I am tired of it all, weary of it all, sick to death of the conflict, the lies, half-truths, distortions and divisions, my head sinking into the pillow with a heavy sigh these nights, hoping for rest that refreshes the heart.

Rising, I make coffee and shuffle to my chair, hoping to sink into my soul where love’s flickering flame might revive awareness of who I am and whose I am … and just who it is that holds my times, these times and all time in the palm of an ever-loving hand.

Still, I wonder: Is this feeling desolation or a strange and difficult consolation because it brings me back … and closer … to Jesus who is this love?

If desolation is the darkness of feeling far from the warming rays of divine sunlight, perhaps … this weariness is not desolation at all. Perhaps it is a share in the longing of Jesus, who births tears in my eyes with a single word, ‘gather.’

That part of my heart that beats in time with his longs with him for the pain of our splintered humanity where trust dies beneath the power of invective, yielding a harvest of hate celebrated and magnified by party spirit of all types and paraded for profit across multiple networks.

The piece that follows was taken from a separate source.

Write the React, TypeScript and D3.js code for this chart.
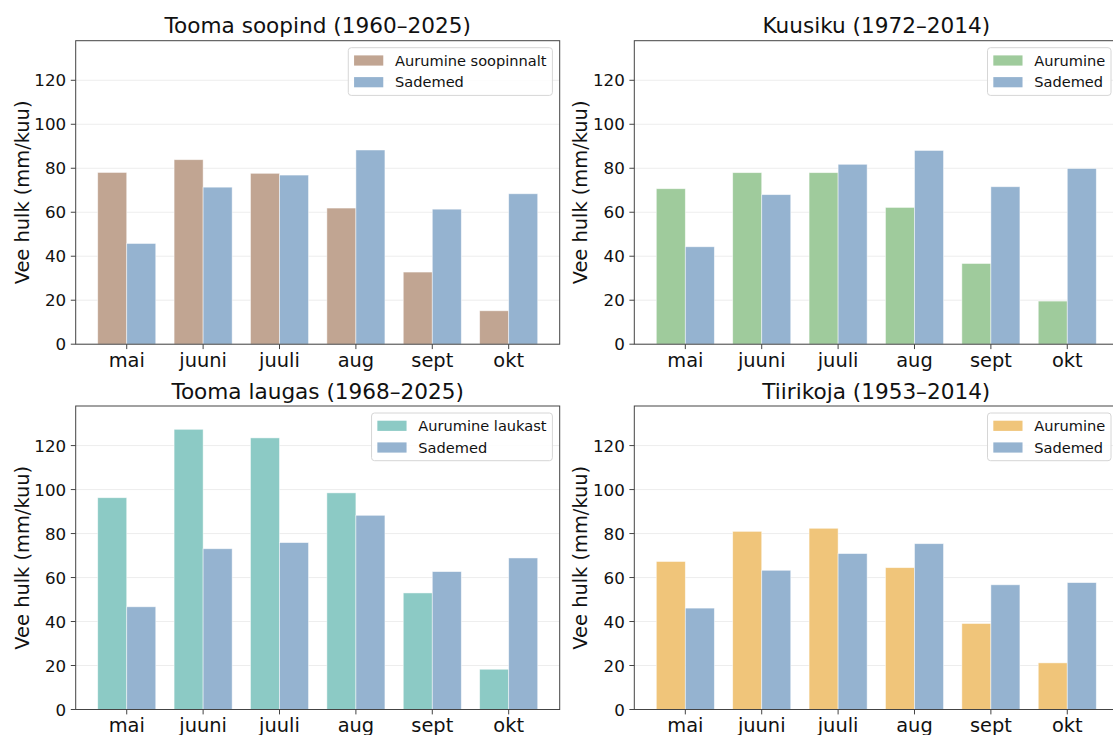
import { useEffect, useRef } from "react";
import * as d3 from "d3";

const months = ["mai", "juuni", "juuli", "aug", "sept", "okt"];
const yTicks = [0, 20, 40, 60, 80, 100, 120];

const evapSoo = [78.1, 83.9, 77.7, 61.9, 32.8, 15.2];
const precipSoo = [45.8, 71.4, 76.9, 88.3, 61.4, 68.4];

const evapKuusiku = [70.7, 78.0, 78.0, 62.2, 36.7, 19.6];
const precipKuusiku = [44.3, 68.0, 81.8, 88.1, 71.6, 79.9];

const evapLaugas = [96.3, 127.4, 123.5, 98.5, 53.0, 18.3];
const precipLaugas = [46.7, 73.1, 75.9, 88.3, 62.7, 68.9];

const evapTiirikoja = [67.3, 81.0, 82.4, 64.5, 39.1, 21.2];
const precipTiirikoja = [46.1, 63.3, 70.9, 75.4, 56.7, 57.7];

const panels = [
  { title: "Tooma soopind (1960–2025)", label: "Aurumine soopinnalt", evap: evapSoo, precip: precipSoo, color: "#c1a592", left: 75.7, top: 40.7 },
  { title: "Kuusiku (1972–2014)", label: "Aurumine", evap: evapKuusiku, precip: precipKuusiku, color: "#9fcb9c", left: 634.3, top: 40.7 },
  { title: "Tooma laugas (1968–2025)", label: "Aurumine laukast", evap: evapLaugas, precip: precipLaugas, color: "#8ccac5", left: 75.7, top: 406 },
  { title: "Tiirikoja (1953–2014)", label: "Aurumine", evap: evapTiirikoja, precip: precipTiirikoja, color: "#f0c57a", left: 634.3, top: 406 },
];

const precipColor = "#95b3d0";
const font = "DejaVu Sans";
const W = 1113;
const H = 735;
const axW = 484;
const axH = 303.5;
const barW = 0.38;
const yMax = 138;

export default function App() {
  const svgRef = useRef<SVGSVGElement | null>(null);

  useEffect(() => {
    if (!svgRef.current) return;
    const svg = d3.select(svgRef.current);
    svg.selectAll("*").remove();

    const x = d3.scaleLinear().domain([-0.668, 5.668]).range([0, axW]);
    const y = d3.scaleLinear().domain([0, yMax]).range([axH, 0]);

    panels.forEach((p) => {
      const g = svg.append("g").attr("transform", `translate(${p.left},${p.top})`);

      // grid
      g.selectAll(".grid")
        .data(yTicks)
        .enter()
        .append("line")
        .attr("x1", 0)
        .attr("x2", axW)
        .attr("y1", (d) => y(d))
        .attr("y2", (d) => y(d))
        .attr("stroke", "#e8e8e8")
        .attr("stroke-width", 0.8);

      // bars
      const bars = [
        { vals: p.evap, off: -barW, color: p.color },
        { vals: p.precip, off: 0, color: precipColor },
      ];
      bars.forEach((b) => {
        g.selectAll(null)
          .data(b.vals)
          .enter()
          .append("rect")
          .attr("x", (_d, i) => x(i + b.off))
          .attr("y", (d) => y(d))
          .attr("width", x(barW) - x(0))
          .attr("height", (d) => axH - y(d))
          .attr("fill", b.color)
          .attr("stroke", "#ffffff")
          .attr("stroke-opacity", 0.6)
          .attr("stroke-width", 0.8);
      });

      // spines
      g.append("rect")
        .attr("width", axW)
        .attr("height", axH)
        .attr("fill", "none")
        .attr("stroke", "#444")
        .attr("stroke-width", 1);

      // y ticks
      const yt = g.selectAll(".yt").data(yTicks).enter().append("g");
      yt.append("line")
        .attr("x1", -4.9)
        .attr("x2", 0)
        .attr("y1", (d) => y(d))
        .attr("y2", (d) => y(d))
        .attr("stroke", "#444");
      yt.append("text")
        .attr("x", -9.5)
        .attr("y", (d) => y(d))
        .attr("dy", "0.36em")
        .attr("text-anchor", "end")
        .attr("font-family", font)
        .attr("font-size", 16.7)
        .attr("fill", "#111")
        .text((d) => d);

      // x ticks
      const xt = g.selectAll(".xt").data(months).enter().append("g");
      xt.append("line")
        .attr("x1", (_d, i) => x(i))
        .attr("x2", (_d, i) => x(i))
        .attr("y1", axH)
        .attr("y2", axH + 4.9)
        .attr("stroke", "#444");
      xt.append("text")
        .attr("x", (_d, i) => x(i))
        .attr("y", axH + 22.8)
        .attr("text-anchor", "middle")
        .attr("font-family", font)
        .attr("font-size", 19.4)
        .attr("fill", "#111")
        .text((d) => d);

      // y label
      g.append("text")
        .attr("transform", "rotate(-90)")
        .attr("x", -axH / 2)
        .attr("y", -47)
        .attr("text-anchor", "middle")
        .attr("font-family", font)
        .attr("font-size", 19.4)
        .attr("fill", "#111")
        .text("Vee hulk (mm/kuu)");

      // title
      g.append("text")
        .attr("x", axW / 2)
        .attr("y", -7.3)
        .attr("text-anchor", "middle")
        .attr("font-family", font)
        .attr("font-size", 21.6)
        .attr("fill", "#111")
        .text(p.title);

      // legend
      const fs = 14.6;
      const items = [
        { label: p.label, color: p.color },
        { label: "Sademed", color: precipColor },
      ];
      const lg = g.append("g");
      const frame = lg.append("rect");
      const texts = lg
        .selectAll(null)
        .data(items)
        .enter()
        .append("text")
        .attr("font-family", font)
        .attr("font-size", fs)
        .attr("fill", "#111")
        .attr("dy", "0.36em")
        .text((d) => d.label);
      let maxW = 0;
      texts.each(function () {
        maxW = Math.max(maxW, (this as SVGTextElement).getComputedTextLength());
      });
      const boxW = 5.8 + 29.2 + 11.7 + maxW + 5.8;
      const boxH = 47.7;
      const bx = axW - 7.3 - boxW;
      const by = 7.0;
      frame
        .attr("x", bx)
        .attr("y", by)
        .attr("width", boxW)
        .attr("height", boxH)
        .attr("rx", 3)
        .attr("fill", "rgba(255,255,255,0.85)")
        .attr("stroke", "#d6d6d6")
        .attr("stroke-width", 1);
      texts
        .attr("x", bx + 46.7)
        .attr("y", (_d, i) => by + 12.8 + i * 21.7);
      lg.selectAll(null)
        .data(items)
        .enter()
        .append("rect")
        .attr("x", bx + 5.8)
        .attr("y", (_d, i) => by + 12.8 + i * 21.7 - 5.1)
        .attr("width", 29.2)
        .attr("height", 10.2)
        .attr("fill", (d) => d.color);
    });
  }, []);

  return (
    <svg
      ref={svgRef}
      width={W}
      height={H}
      style={{ position: "absolute", left: 0, top: 0, background: "#fff" }}
    />
  );
}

How often, how long, how much … I have wanted to gather you into a protective love where knowing, breathing, abiding and sharing this love evaporates every us-and-them into we and us.

This is the voice of Jesus in these times, in every time. And the frustrated tears of our longing to be gathered beyond the weary sorrows of our divisions is the holy consolation of knowing his heart within our own, love’s living hope refusing to die, hungry to be gathered home.

And if you’ll pardon me, the sun (truly) just found its way through the gloom to warm my window. As it always will.